Reunirse, manifestarse, protestar son derechos indiscutibles ligados a la libertad de expresión, un ejercicio central en una sociedad democrática. Siendo sustanciales no son derechos absolutos, tienen límites que, si se rebasan, habilitan al Estado a enfrentarlos. El Estado debe respetar siempre los derechos de los ciudadanos, usando medios adecuados, razonables y proporcionales a cada amenaza. En esto no existe opción, siempre debe ejercerse esas atribuciones sin abusar de ellas y cuando estos se producen investigar, juzgar y sancionar a los responsables y reparar a las víctimas.
Sostener que todas las movilizaciones fueron pacíficas, que todos los involucrados se expresaron de forma legítima y no usaron violencia o métodos abiertamente ilegales es una mentira igual de odiosa que sostener que en todas las actuaciones policiales y militares fueron respetuosas de los derechos. Lo sucedido nos recuerda que la violencia, una vez que se desata puede hacerse incontrolable y nunca podremos prever sus consecuencias; por eso preocupa la negación de actos inauditos y evidentes de violencia cuando no cuadran con el relato de quien reduce todo a días de “luminosa lucha social” o a quien sostiene que todo vale en defensa de la institucionalidad.
Las omisiones de quienes no quieren enfrentarse a los hechos, aceptando como legítima la violencia desmedida e inaudita, nos puede pasar una gran factura; por eso debemos señalar a quienes actúan con condescendencia frente a hechos incomprensibles y claramente injustificables como lanzar bombas lacrimógenas a lugares cerrados donde están personas heridas, niños, mujeres, ancianos, recibiendo atención médica; o los golpes a quienes ya están detenidos o quienes aceptan -como normal- que se dirijan balas de goma o bombas lacrimógenas a zonas sensibles del cuerpo, o detenciones ilegales.
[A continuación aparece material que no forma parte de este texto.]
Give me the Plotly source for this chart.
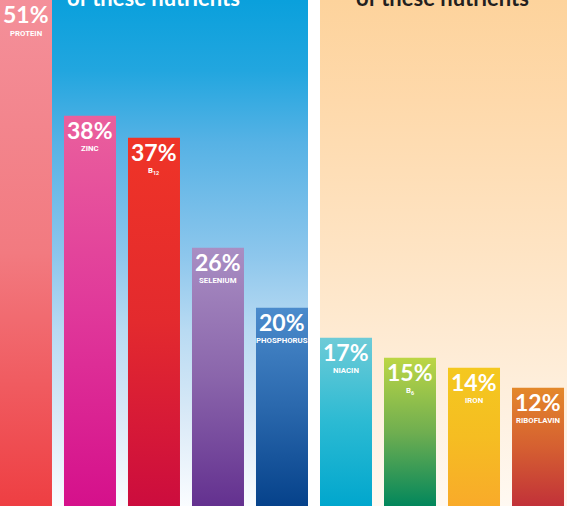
import plotly.graph_objects as go

# ---- data ----
nutrients = ["PROTEIN", "ZINC", "B<sub>12</sub>", "SELENIUM", "PHOSPHORUS",
             "NIACIN", "B<sub>6</sub>", "IRON", "RIBOFLAVIN"]
pct_labels = ["51%", "38%", "37%", "26%", "20%", "17%", "15%", "14%", "12%"]
bar_heights = [51, 39.2, 37, 26, 20, 17, 15, 14, 12]
bar_top_colors = ["#f4909a", "#ea609d", "#ef3427", "#a98ec3", "#4b8bcc",
                  "#6ecbd7", "#bcd645", "#f4c81f", "#e4882a"]
bar_mid_colors = ["#f27a80", "#e0389a", "#e32a2e", "#8a65ab", "#2a68ad",
                  "#2bbad3", "#6fae50", "#f5bd22", "#d55f31"]
bar_bottom_colors = ["#ee3e42", "#d5108b", "#cc0c3e", "#63308f", "#05418a",
                     "#00a6cd", "#00865c", "#f9aa2a", "#c13039"]
left_title = "of these nutrients"
right_title = "of these nutrients"

BAR_W = 0.8125
X_RANGE = [-0.406, 8.453]
Y_RANGE = [0.17, 50.77]

fig = go.Figure()

# background panels (gradient)
blue_scale = [[0.0, "#fbfdff"], [0.17, "#dbeaf7"], [0.35, "#b8daf2"],
              [0.5, "#8cc6ec"], [0.72, "#56b2e5"], [0.86, "#22a6df"], [1.0, "#0aa0dc"]]
peach_scale = [[0.0, "#fff9f2"], [0.2, "#fef0df"], [0.5, "#fee4c4"],
               [0.8, "#fed9ab"], [1.0, "#fdd39c"]]

def panel(x0, x1, scale):
    fig.add_trace(go.Scatter(
        x=[x0, x0, x1, x1, x0], y=[0, Y_RANGE[1], Y_RANGE[1], 0, 0],
        mode="lines", line=dict(width=0), fill="toself",
        fillgradient=dict(type="vertical", colorscale=scale),
        hoverinfo="skip", showlegend=False))

panel(0 + BAR_W / 2, 4 + BAR_W / 2, blue_scale)
panel(5 - BAR_W / 2, X_RANGE[1] + 0.2, peach_scale)

# bars
for i, h in enumerate(bar_heights):
    x0, x1 = i - BAR_W / 2, i + BAR_W / 2
    fig.add_trace(go.Scatter(
        x=[x0, x0, x1, x1, x0], y=[0, h, h, 0, 0],
        mode="lines", line=dict(width=0), fill="toself",
        fillgradient=dict(type="vertical",
                          colorscale=[[0, bar_bottom_colors[i]],
                                      [0.5, bar_mid_colors[i]],
                                      [1, bar_top_colors[i]]]),
        hoverinfo="skip", showlegend=False))
    label_y = min(h, Y_RANGE[1])
    fig.add_annotation(x=i, y=label_y, xref="x", yref="y", text=pct_labels[i],
                       showarrow=False, yanchor="top", yshift=2,
                       font=dict(family="Lato", size=23, color="white", weight="bold"))
    fig.add_annotation(x=i, y=label_y, xref="x", yref="y", text=nutrients[i],
                       showarrow=False, yanchor="middle", yshift=-33,
                       font=dict(family="Roboto", size=7.8,
                                 color="white", weight="bold"))

# cropped titles
fig.add_annotation(x=2, y=Y_RANGE[1], xref="x", yref="y", text=left_title,
                   showarrow=False, yanchor="bottom", yshift=-13,
                   font=dict(family="Lato", size=22, color="white", weight="bold"))
fig.add_annotation(x=6.5, y=Y_RANGE[1], xref="x", yref="y", text=right_title,
                   showarrow=False, yanchor="bottom", yshift=-13,
                   font=dict(family="Lato", size=22, color="#231f20", weight="bold"))

fig.update_layout(
    width=567, height=506, margin=dict(l=0, r=0, t=0, b=0),
    paper_bgcolor="white", plot_bgcolor="white",
    xaxis=dict(range=X_RANGE, visible=False, fixedrange=True),
    yaxis=dict(range=Y_RANGE, visible=False, fixedrange=True),
    showlegend=False,
)

fig.write_html("out.html")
Pero también debemos señalar a quienes legítimamente se indignan por los abusos estatales y reclamen justicia por ellos, pero miren a otro lado y no se indignan con quienes llevaron las manifestaciones a las puertas de los refugios, a los que parece no importarles el ataque físico a personas -y bienes- de quienes no participaban o simpatizaban con la causa; no señalen los riesgos del uso de instrumentos con un potencial de causar daños graves o muertes como pirotecnia o bombas molotov; no cuestionen la destrucción de fuentes de agua, de bienes públicos, el impedir que llegue alimentos, los ataques a ambulancias o los incendios provocados.
No buscar la verdad, impedir que se identifique a los que cometieron abusos y excesos, sin importar el lado de estos, dejará abierta una sensación de injusticia y nadie ganará. La impunidad es una victoria pírrica, no castigar a quienes usan medios inaceptables, sin importar que los fines los consideremos legítimos, pone en riesgo el proyecto de sociedad intercultural y plurinacional basada en los derechos. La relatividad en estas materias es una amenaza para todos.